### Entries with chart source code
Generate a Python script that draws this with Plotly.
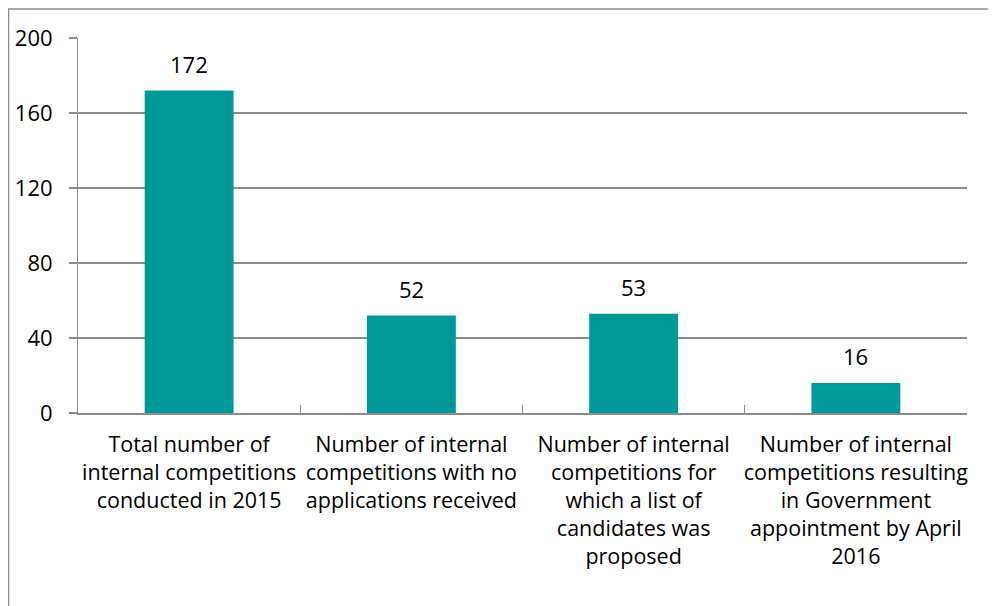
import plotly.graph_objects as go

categories = [
    "Total number of<br>internal competitions<br>conducted in 2015",
    "Number of internal<br>competitions with no<br>applications received",
    "Number of internal<br>competitions for<br>which a list of<br>candidates was<br>proposed",
    "Number of internal<br>competitions resulting<br>in Government<br>appointment by April<br>2016",
]
values = [172, 52, 53, 16]
y_ticks = [0, 40, 80, 120, 160, 200]

FONT = "Open Sans"
BAR = "#00999A"
GRID = "#8C8C8C"

W, H = 988, 598
L, R, T, B = 70, 29, 30, 193
PW, PH = W - L - R, H - T - B

fig = go.Figure()
fig.add_trace(go.Bar(
    x=categories, y=values, width=0.4,
    marker=dict(color=BAR, line=dict(width=0)),
    hoverinfo="skip",
))
for c, v in zip(categories, values):
    fig.add_annotation(x=c, y=v, text=str(v), showarrow=False,
                       yanchor="bottom", yshift=10,
                       font=dict(family=FONT, size=22, color="#000000"))

fig.update_layout(
    width=W, height=H,
    margin=dict(l=L, r=R, t=T, b=B, autoexpand=False),
    paper_bgcolor="white", plot_bgcolor="white",
    showlegend=False, bargap=0.6,
    font=dict(family=FONT, size=22, color="#000000"),
    xaxis=dict(
        showline=True, linecolor=GRID, linewidth=2,
        ticks="inside", tickson="boundaries", ticklen=8, tickcolor=GRID, tickwidth=1,
        showgrid=False, tickfont=dict(family=FONT, size=21.5, color="#000000"),
        tickangle=0, ticklabelstandoff=11, fixedrange=True,
    ),
    yaxis=dict(
        range=[0, 200], tickvals=y_ticks, ticktext=[str(t) for t in y_ticks],
        showline=True, linecolor=GRID, linewidth=1,
        ticks="outside", ticklen=8, tickcolor=GRID, tickwidth=2,
        showgrid=True, gridcolor=GRID, gridwidth=2, zeroline=False,
        tickfont=dict(family=FONT, size=22, color="#000000"),
        ticklabelstandoff=12, fixedrange=True,
    ),
    shapes=[
        dict(type="line", xref="paper", yref="paper",
             x0=(0 - L) / PW, x1=(W - L) / PW, y0=(H - B - 1) / PH, y1=(H - B - 1) / PH,
             line=dict(color="#8C8C8C", width=1.5)),
        dict(type="line", xref="paper", yref="paper",
             x0=(0.5 - L) / PW, x1=(0.5 - L) / PW, y0=(H - B - 1) / PH, y1=-B / PH,
             line=dict(color="#8C8C8C", width=1.5)),
    ],
)
fig.write_html("out.html")
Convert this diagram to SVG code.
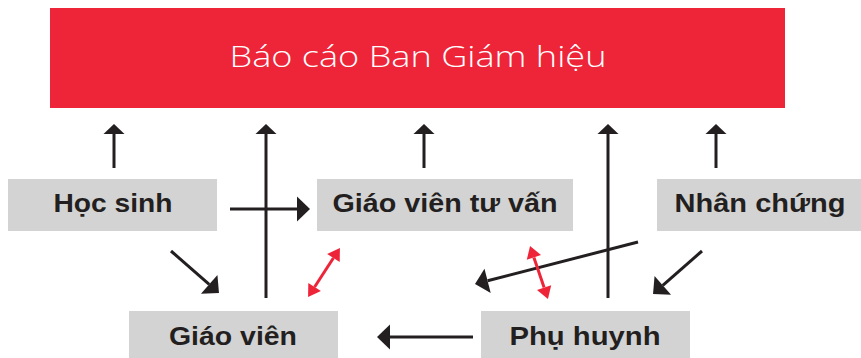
<svg xmlns="http://www.w3.org/2000/svg" width="861" height="358" viewBox="0 0 861 358">
  <style>
    .box { fill: #D3D3D3; }
    .lbl { font-family: "Liberation Sans", "Open Sans", sans-serif; font-weight: bold; font-size: 25px; fill: #231F20; text-anchor: middle; }
    .title { font-family: "Open Sans", "Liberation Sans", sans-serif; font-weight: 300; font-size: 29px; fill: #FFFFFF; text-anchor: middle; }
    .ln { stroke: #231F20; stroke-width: 3; fill: none; }
    .vs { marker-end: url(#hs); }
    .vl { marker-end: url(#hl); }
    .rd { stroke: #EE2538; stroke-width: 3; fill: none; marker-start: url(#hr); marker-end: url(#hr); }
  </style>
  <defs>
    <marker id="hs" markerUnits="userSpaceOnUse" markerWidth="12" markerHeight="22" viewBox="0 -11 12 22" refX="0" refY="0" orient="auto" overflow="visible">
      <path d="M0,-10.5 L10,0 L0,10.5 Z" fill="#231F20"/>
    </marker>
    <marker id="hl" markerUnits="userSpaceOnUse" markerWidth="14" markerHeight="26" viewBox="0 -13 14 26" refX="0" refY="0" orient="auto" overflow="visible">
      <path d="M0,-12.5 L13,0 L0,12.5 Z" fill="#231F20"/>
    </marker>
    <marker id="hr" markerUnits="userSpaceOnUse" markerWidth="13" markerHeight="16" viewBox="0 -8 13 16" refX="0" refY="0" orient="auto-start-reverse" overflow="visible">
      <path d="M0,-7.5 L12,0 L0,7.5 Z" fill="#EE2538"/>
    </marker>
  </defs>

  <g id="ban-giam-hieu">
    <rect x="50" y="8" width="735" height="100" fill="#EE2439"/>
    <text class="title" x="418" y="67" textLength="377" lengthAdjust="spacingAndGlyphs">Báo cáo Ban Giám hiệu</text>
  </g>

  <g id="hoc-sinh">
    <rect class="box" x="8" y="179" width="209" height="52"/>
    <text class="lbl" x="113" y="212" textLength="119" lengthAdjust="spacingAndGlyphs">Học sinh</text>
  </g>

  <g id="giao-vien-tu-van">
    <rect class="box" x="317" y="179" width="256" height="52"/>
    <text class="lbl" x="445" y="212" textLength="225" lengthAdjust="spacingAndGlyphs">Giáo viên tư vấn</text>
  </g>

  <g id="nhan-chung">
    <rect class="box" x="657" y="179" width="204" height="52"/>
    <text class="lbl" x="760" y="212" textLength="171" lengthAdjust="spacingAndGlyphs">Nhân chứng</text>
  </g>

  <g id="giao-vien">
    <rect class="box" x="129" y="311" width="209" height="47"/>
    <text class="lbl" x="233" y="345" textLength="128" lengthAdjust="spacingAndGlyphs">Giáo viên</text>
  </g>

  <g id="phu-huynh">
    <rect class="box" x="481" y="311" width="209" height="47"/>
    <text class="lbl" x="585" y="345" textLength="151" lengthAdjust="spacingAndGlyphs">Phụ huynh</text>
  </g>

  <g id="connectors">
    <line class="ln vs" x1="114" y1="168" x2="114" y2="134"/>
    <line class="ln vs" x1="266" y1="298" x2="266" y2="134"/>
    <line class="ln vs" x1="424" y1="168" x2="424" y2="134"/>
    <line class="ln vs" x1="608" y1="298" x2="608" y2="134"/>
    <line class="ln vs" x1="716" y1="168" x2="716" y2="134"/>
    <line class="ln vl" x1="230" y1="209" x2="297" y2="209"/>
    <line class="ln vl" x1="473" y1="337" x2="390" y2="337"/>
    <line class="ln vl" x1="171" y1="251" x2="209.2" y2="284.4"/>
    <line class="ln vl" x1="638" y1="242" x2="487.6" y2="280.8"/>
    <line class="ln vl" x1="702" y1="251" x2="662.8" y2="285.4"/>
    <line class="rd" x1="314.6" y1="287" x2="333.4" y2="258"/>
    <line class="rd" x1="533.9" y1="257.4" x2="544.1" y2="287.6"/>
  </g>
</svg>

### WORK REQUIRED
Go through the entries above and print each one exactly, minus the pictures.

### RESPONSE TO THE EXERCISE
Generate a Python script that draws this with Plotly.
import plotly.graph_objects as go

categories = [
    "Total number of<br>internal competitions<br>conducted in 2015",
    "Number of internal<br>competitions with no<br>applications received",
    "Number of internal<br>competitions for<br>which a list of<br>candidates was<br>proposed",
    "Number of internal<br>competitions resulting<br>in Government<br>appointment by April<br>2016",
]
values = [172, 52, 53, 16]
y_ticks = [0, 40, 80, 120, 160, 200]

FONT = "Open Sans"
BAR = "#00999A"
GRID = "#8C8C8C"

W, H = 988, 598
L, R, T, B = 70, 29, 30, 193
PW, PH = W - L - R, H - T - B

fig = go.Figure()
fig.add_trace(go.Bar(
    x=categories, y=values, width=0.4,
    marker=dict(color=BAR, line=dict(width=0)),
    hoverinfo="skip",
))
for c, v in zip(categories, values):
    fig.add_annotation(x=c, y=v, text=str(v), showarrow=False,
                       yanchor="bottom", yshift=10,
                       font=dict(family=FONT, size=22, color="#000000"))

fig.update_layout(
    width=W, height=H,
    margin=dict(l=L, r=R, t=T, b=B, autoexpand=False),
    paper_bgcolor="white", plot_bgcolor="white",
    showlegend=False, bargap=0.6,
    font=dict(family=FONT, size=22, color="#000000"),
    xaxis=dict(
        showline=True, linecolor=GRID, linewidth=2,
        ticks="inside", tickson="boundaries", ticklen=8, tickcolor=GRID, tickwidth=1,
        showgrid=False, tickfont=dict(family=FONT, size=21.5, color="#000000"),
        tickangle=0, ticklabelstandoff=11, fixedrange=True,
    ),
    yaxis=dict(
        range=[0, 200], tickvals=y_ticks, ticktext=[str(t) for t in y_ticks],
        showline=True, linecolor=GRID, linewidth=1,
        ticks="outside", ticklen=8, tickcolor=GRID, tickwidth=2,
        showgrid=True, gridcolor=GRID, gridwidth=2, zeroline=False,
        tickfont=dict(family=FONT, size=22, color="#000000"),
        ticklabelstandoff=12, fixedrange=True,
    ),
    shapes=[
        dict(type="line", xref="paper", yref="paper",
             x0=(0 - L) / PW, x1=(W - L) / PW, y0=(H - B - 1) / PH, y1=(H - B - 1) / PH,
             line=dict(color="#8C8C8C", width=1.5)),
        dict(type="line", xref="paper", yref="paper",
             x0=(0.5 - L) / PW, x1=(0.5 - L) / PW, y0=(H - B - 1) / PH, y1=-B / PH,
             line=dict(color="#8C8C8C", width=1.5)),
    ],
)
fig.write_html("out.html")
Convert this diagram to SVG code.
<svg xmlns="http://www.w3.org/2000/svg" width="861" height="358" viewBox="0 0 861 358">
  <style>
    .box { fill: #D3D3D3; }
    .lbl { font-family: "Liberation Sans", "Open Sans", sans-serif; font-weight: bold; font-size: 25px; fill: #231F20; text-anchor: middle; }
    .title { font-family: "Open Sans", "Liberation Sans", sans-serif; font-weight: 300; font-size: 29px; fill: #FFFFFF; text-anchor: middle; }
    .ln { stroke: #231F20; stroke-width: 3; fill: none; }
    .vs { marker-end: url(#hs); }
    .vl { marker-end: url(#hl); }
    .rd { stroke: #EE2538; stroke-width: 3; fill: none; marker-start: url(#hr); marker-end: url(#hr); }
  </style>
  <defs>
    <marker id="hs" markerUnits="userSpaceOnUse" markerWidth="12" markerHeight="22" viewBox="0 -11 12 22" refX="0" refY="0" orient="auto" overflow="visible">
      <path d="M0,-10.5 L10,0 L0,10.5 Z" fill="#231F20"/>
    </marker>
    <marker id="hl" markerUnits="userSpaceOnUse" markerWidth="14" markerHeight="26" viewBox="0 -13 14 26" refX="0" refY="0" orient="auto" overflow="visible">
      <path d="M0,-12.5 L13,0 L0,12.5 Z" fill="#231F20"/>
    </marker>
    <marker id="hr" markerUnits="userSpaceOnUse" markerWidth="13" markerHeight="16" viewBox="0 -8 13 16" refX="0" refY="0" orient="auto-start-reverse" overflow="visible">
      <path d="M0,-7.5 L12,0 L0,7.5 Z" fill="#EE2538"/>
    </marker>
  </defs>

  <g id="ban-giam-hieu">
    <rect x="50" y="8" width="735" height="100" fill="#EE2439"/>
    <text class="title" x="418" y="67" textLength="377" lengthAdjust="spacingAndGlyphs">Báo cáo Ban Giám hiệu</text>
  </g>

  <g id="hoc-sinh">
    <rect class="box" x="8" y="179" width="209" height="52"/>
    <text class="lbl" x="113" y="212" textLength="119" lengthAdjust="spacingAndGlyphs">Học sinh</text>
  </g>

  <g id="giao-vien-tu-van">
    <rect class="box" x="317" y="179" width="256" height="52"/>
    <text class="lbl" x="445" y="212" textLength="225" lengthAdjust="spacingAndGlyphs">Giáo viên tư vấn</text>
  </g>

  <g id="nhan-chung">
    <rect class="box" x="657" y="179" width="204" height="52"/>
    <text class="lbl" x="760" y="212" textLength="171" lengthAdjust="spacingAndGlyphs">Nhân chứng</text>
  </g>

  <g id="giao-vien">
    <rect class="box" x="129" y="311" width="209" height="47"/>
    <text class="lbl" x="233" y="345" textLength="128" lengthAdjust="spacingAndGlyphs">Giáo viên</text>
  </g>

  <g id="phu-huynh">
    <rect class="box" x="481" y="311" width="209" height="47"/>
    <text class="lbl" x="585" y="345" textLength="151" lengthAdjust="spacingAndGlyphs">Phụ huynh</text>
  </g>

  <g id="connectors">
    <line class="ln vs" x1="114" y1="168" x2="114" y2="134"/>
    <line class="ln vs" x1="266" y1="298" x2="266" y2="134"/>
    <line class="ln vs" x1="424" y1="168" x2="424" y2="134"/>
    <line class="ln vs" x1="608" y1="298" x2="608" y2="134"/>
    <line class="ln vs" x1="716" y1="168" x2="716" y2="134"/>
    <line class="ln vl" x1="230" y1="209" x2="297" y2="209"/>
    <line class="ln vl" x1="473" y1="337" x2="390" y2="337"/>
    <line class="ln vl" x1="171" y1="251" x2="209.2" y2="284.4"/>
    <line class="ln vl" x1="638" y1="242" x2="487.6" y2="280.8"/>
    <line class="ln vl" x1="702" y1="251" x2="662.8" y2="285.4"/>
    <line class="rd" x1="314.6" y1="287" x2="333.4" y2="258"/>
    <line class="rd" x1="533.9" y1="257.4" x2="544.1" y2="287.6"/>
  </g>
</svg>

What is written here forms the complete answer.